The Diary of a Nobody – Rough Haired Pointer @ King’s Head Theatre, until 14 February (Tickets)

It feels appropriate that The Diary of a Nobody should kick off the new King’s Head Theatre season in January. For how many nibs have been sharpened, fresh pages turned and inner-most thoughts committed to paper since the start of the year? And how many, begun with the best of intentions, are already gathering an unholy combination of dust and regret?

That so many are abandoned is hardly surprising, for it takes a rare blend of solipsism and dedication to commit to the task of capturing your thoughts for posterity. The jeu d’esprit of the professional raconteur is a rare talent, and even celebrated diarists of the stature of Alan Clarke or Christopher Isherwood can be heavy going if read cover to cover.

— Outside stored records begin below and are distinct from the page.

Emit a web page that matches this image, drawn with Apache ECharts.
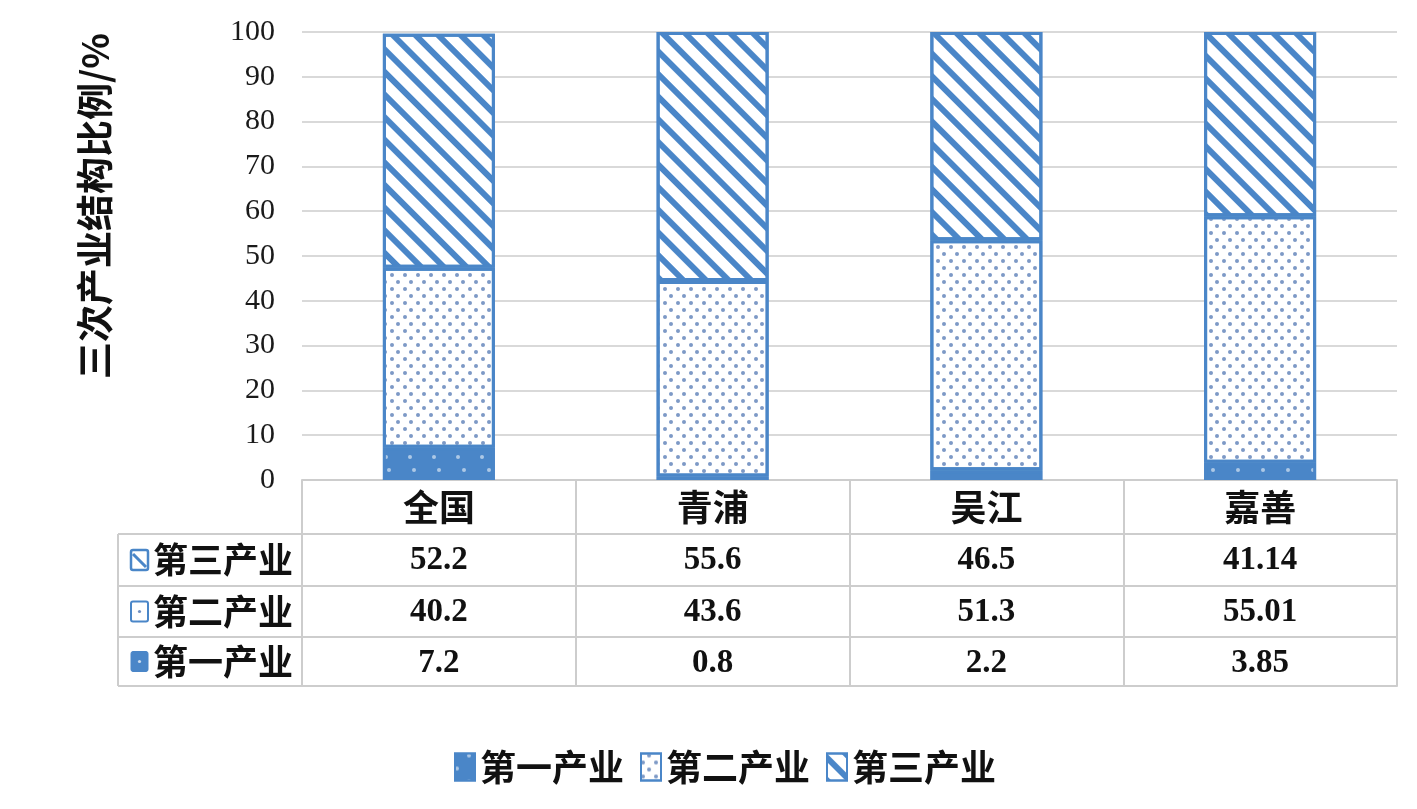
<!DOCTYPE html>
<html><head><meta charset="utf-8">
<script src="https://cdn.jsdelivr.net/npm/echarts@6/dist/echarts.min.js"></script>
<style>html,body{margin:0;padding:0;background:#fff}#c{width:1417px;height:809px}</style>
</head><body><div id="c"></div>
<script>
const categories = ['全国', '青浦', '吴江', '嘉善'];
const primary = [7.2, 0.8, 2.2, 3.85];
const secondary = [40.2, 43.6, 51.3, 55.01];
const tertiary = [52.2, 55.6, 46.5, 41.14];
const seriesNames = ['第一产业', '第二产业', '第三产业'];
const yAxisTitle = '三次产业结构比例/%';

const BLUE = '#4a86c8';
const LINE = '#cdcdcd';
const CJK = '"Noto Sans CJK SC", sans-serif';
const SERIF = '"Liberation Serif", "Times New Roman", serif';
const W = 1417, H = 809;
const gridLeft = 302, gridRight = 20, gridTop = 32, gridBottom = 329;
const baseY = H - gridBottom;              // 480
const rowHeights = [54, 52, 51, 49];      // header + 3 data rows
const tableLeft = 118;

const tableRows = [
  { name: seriesNames[2], values: tertiary, icon: 't' },
  { name: seriesNames[1], values: secondary, icon: 's' },
  { name: seriesNames[0], values: primary, icon: 'p' }
];

const offsets = [];
let acc = 0;
for (let i = 0; i < rowHeights.length; i++) { acc += rowHeights[i]; offsets.push(acc); }

const xAxes = [{
  type: 'category', data: categories, position: 'bottom',
  axisLine: { show: true, lineStyle: { color: LINE, width: 2 } },
  axisTick: { show: true, alignWithLabel: false, length: offsets[offsets.length - 1], lineStyle: { color: LINE, width: 2 } },
  axisLabel: { fontFamily: CJK, fontWeight: 'bold', fontSize: 36, color: '#111', margin: 9 }
}];
tableRows.forEach((r, k) => {
  xAxes.push({
    type: 'category', data: categories, position: 'bottom', offset: offsets[k],
    axisLine: { show: true, lineStyle: { color: LINE, width: 2 } },
    axisTick: { show: false },
    axisLabel: {
      fontFamily: SERIF, fontWeight: 'bold', fontSize: 33, color: '#111', margin: 10,
      formatter: (v, i) => String(r.values[i])
    }
  });
});
xAxes.push({
  type: 'category', data: categories, position: 'bottom', offset: offsets[offsets.length - 1],
  axisLine: { show: true, lineStyle: { color: LINE, width: 2 } },
  axisTick: { show: false }, axisLabel: { show: false }
});

const graphic = [];
graphic.push({
  type: 'text', x: 95, y: 206, rotation: Math.PI / 2,
  style: { text: yAxisTitle, font: 'bold 37px ' + CJK, fill: '#111', align: 'center', verticalAlign: 'middle' }
});
let y = baseY + rowHeights[0];
graphic.push({ type: 'line', shape: { x1: tableLeft, y1: y, x2: tableLeft, y2: baseY + offsets[offsets.length - 1] }, style: { stroke: LINE, lineWidth: 2 } });
graphic.push({ type: 'line', shape: { x1: tableLeft, y1: y, x2: gridLeft, y2: y }, style: { stroke: LINE, lineWidth: 2 } });
tableRows.forEach((r, k) => {
  const top = baseY + offsets[k];
  const h = rowHeights[k + 1];
  const cy = top + h / 2;
  graphic.push({ type: 'line', shape: { x1: tableLeft, y1: top + h, x2: gridLeft, y2: top + h }, style: { stroke: LINE, lineWidth: 2 } });
  const ix = 131, iw = 17, ih = 20, iy = cy - ih / 2;
  if (r.icon === 'p') {
    graphic.push({ type: 'rect', shape: { x: ix, y: iy, width: iw, height: ih, r: 2 }, style: { fill: BLUE, stroke: BLUE, lineWidth: 1 } });
    graphic.push({ type: 'circle', shape: { cx: ix + iw / 2, cy: cy, r: 1.6 }, style: { fill: 'rgba(255,255,255,0.7)' } });
  } else if (r.icon === 's') {
    graphic.push({ type: 'rect', shape: { x: ix, y: iy, width: iw, height: ih, r: 2 }, style: { fill: '#fff', stroke: BLUE, lineWidth: 2 } });
    graphic.push({ type: 'circle', shape: { cx: ix + iw / 2, cy: cy, r: 1.6 }, style: { fill: '#6f8fc0' } });
  } else {
    graphic.push({ type: 'rect', shape: { x: ix, y: iy, width: iw, height: ih, r: 2 }, style: { fill: '#fff', stroke: BLUE, lineWidth: 2.5 } });
    graphic.push({ type: 'line', shape: { x1: ix + 2, y1: iy + 4, x2: ix + iw - 2, y2: iy + ih - 3 }, style: { stroke: BLUE, lineWidth: 3 } });
  }
  graphic.push({
    type: 'text', x: 153, y: cy,
    style: { text: r.name, font: 'bold 35px ' + CJK, fill: '#111', align: 'left', verticalAlign: 'middle' }
  });
});

const decals = [
  { symbol: 'circle', symbolSize: 1, color: 'rgba(255,255,255,0.55)', dashArrayX: [[3.2, 19.8], [0, 11.5, 3.2, 8.3]], dashArrayY: [3.2, 8.3] },
  { symbol: 'circle', symbolSize: 1, color: '#7d99c6', dashArrayX: [[3.2, 8.3], [0, 5.75, 3.2, 2.55]], dashArrayY: [3.2, 2.55] },
  { symbol: 'rect', symbolSize: 1, color: BLUE, dashArrayX: [1, 0], dashArrayY: [6, 9.5], rotation: Math.PI / 4 }
];
const fills = [BLUE, '#ffffff', '#ffffff'];
const values = [primary, secondary, tertiary];

const series = seriesNames.map((n, i) => ({
  name: n, type: 'bar', stack: 'total', barWidth: 112, xAxisIndex: 0,
  data: values[i],
  itemStyle: { color: fills[i], borderColor: BLUE, borderWidth: 3, decal: decals[i] },
  emphasis: { disabled: true }
}));

const chart = echarts.init(document.getElementById('c'), null, { renderer: 'canvas' });
chart.setOption({
  backgroundColor: '#fff',
  animation: false,
  aria: { enabled: true, decal: { show: false } },
  grid: { left: gridLeft, right: gridRight, top: gridTop, bottom: gridBottom, containLabel: false },
  legend: {
    data: seriesNames, left: 449, top: 744, icon: 'rect',
    itemWidth: 20, itemHeight: 27, itemGap: 16,
    textStyle: { fontFamily: CJK, fontWeight: 'bold', fontSize: 36, color: '#111' }
  },
  xAxis: xAxes,
  yAxis: {
    type: 'value', min: 0, max: 100, interval: 10,
    axisLine: { show: false }, axisTick: { show: false },
    axisLabel: { fontFamily: SERIF, fontSize: 30, color: '#1a1a1a', margin: 27 },
    splitLine: { lineStyle: { color: '#d9d9d9', width: 2 } }
  },
  graphic: graphic,
  series: series
});
</script>
</body></html>
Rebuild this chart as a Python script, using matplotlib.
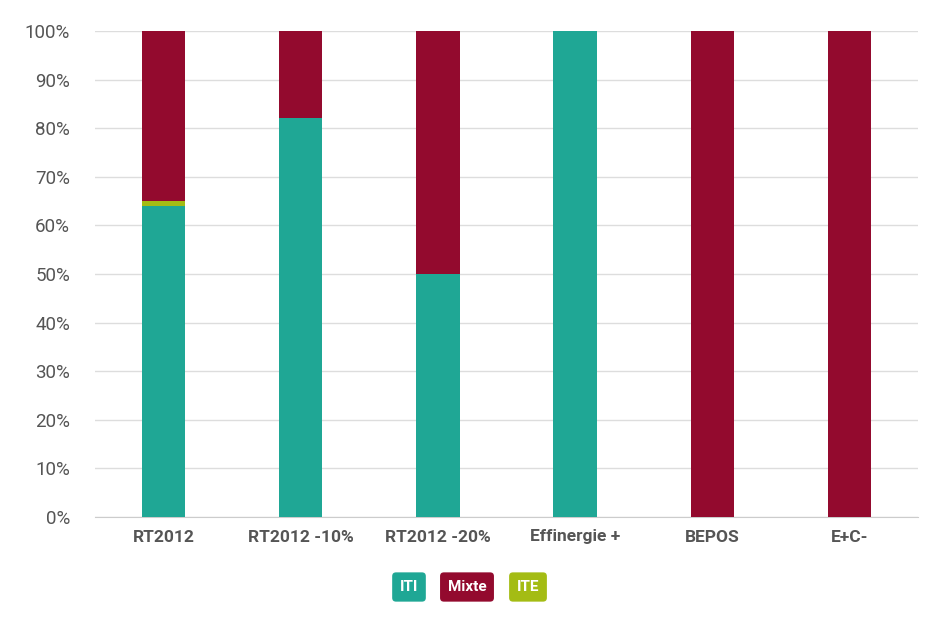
import numpy as np
import matplotlib.pyplot as plt

categories = ['RT2012', 'RT2012 -10%', 'RT2012 -20%', 'Effinergie +', 'BEPOS', 'E+C-']
iti = [64, 82, 50, 100, 0, 0]
ite = [1, 0, 0, 0, 0, 0]
mixte = [35, 18, 50, 0, 100, 100]

c_iti = '#1fa795'
c_mixte = '#930a2e'
c_ite = '#a4bc14'
txt = '#555555'

plt.rcParams['font.family'] = ['Roboto', 'DejaVu Sans']

fig = plt.figure(figsize=(9.45, 6.22), dpi=100)
ax = fig.add_axes([95 / 945, 1 - 517 / 622, 823 / 945, 486 / 622])

x = np.arange(len(categories))
w = 0.315
ax.bar(x, iti, w, color=c_iti, zorder=3)
ax.bar(x, ite, w, bottom=iti, color=c_ite, zorder=3)
ax.bar(x, mixte, w, bottom=np.array(iti) + np.array(ite), color=c_mixte, zorder=3)

ax.set_xlim(-0.5, len(categories) - 0.5)
ax.set_ylim(0, 100)
ax.set_yticks(range(0, 101, 10))
ax.set_yticklabels([f'{v}%' for v in range(0, 101, 10)], fontsize=13.5, color=txt)
ax.set_xticks(x)
ax.set_xticklabels(categories, fontsize=12.5, fontweight='bold', color=txt)
ax.tick_params(axis='both', length=0)
ax.tick_params(axis='y', pad=18)
ax.tick_params(axis='x', pad=9)
ax.grid(axis='y', color='#dddddd', linewidth=1, zorder=0)
for s in ['top', 'right', 'left']:
    ax.spines[s].set_visible(False)
ax.spines['bottom'].set_color('#cccccc')

# legend as coloured labels
for label, col, xp in [('ITI', c_iti, 409), ('Mixte', c_mixte, 467), ('ITE', c_ite, 528)]:
    fig.text(xp / 945, 1 - 587 / 622, label, color='white', fontsize=11, fontweight='bold',
             ha='center', va='center',
             bbox=dict(boxstyle='round,pad=0.5,rounding_size=0.25', fc=col, ec='none'))

plt.savefig('out.png', dpi=100)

Literary triumphs recognise the average diary writer is nothing like these people; rather they prick, with considerable acuity, the pomposity of the English middle classes. In modern times we have the brilliance of Sue Townsend’s Adrian Mole, whose sense of his own self-importance is drolly sent-up in his teenage obsession with Malcolm Muggeridge. The Victorians, who certainly knew a thing or two about pomposity, had one Charles Pooter of the The Laurels, Brickfield Terrace, Holloway.

The creation of George and Weedon Grossmith, Pooter is a character that grew larger than the book that contained him (a fact that would have pleased him greatly if he didn’t stop to find out why). To be ‘Pooterish’ is to have a vastly inflated sense of one’s own importance and to take oneself far too seriously. In today’s world of internet blogs, Twitter feeds and Facebook sharing, it is a word that has more relevance than ever before (and yes, Civilian Theatre recognises that ‘glass houses’ and ‘stones’ comes to mind here).

Rough Haired Pointer has taken on the difficult task of adapting the wonderful comic novel, The Diary of a Nobody – the lasting chronicle of Charles Pooter, his family, friends and servants. They do so with energetic vigour and considerable panache, as four actors take it upon themselves to play 45 characters across 100 minutes in a space with nowhere near enough room to swing a cat.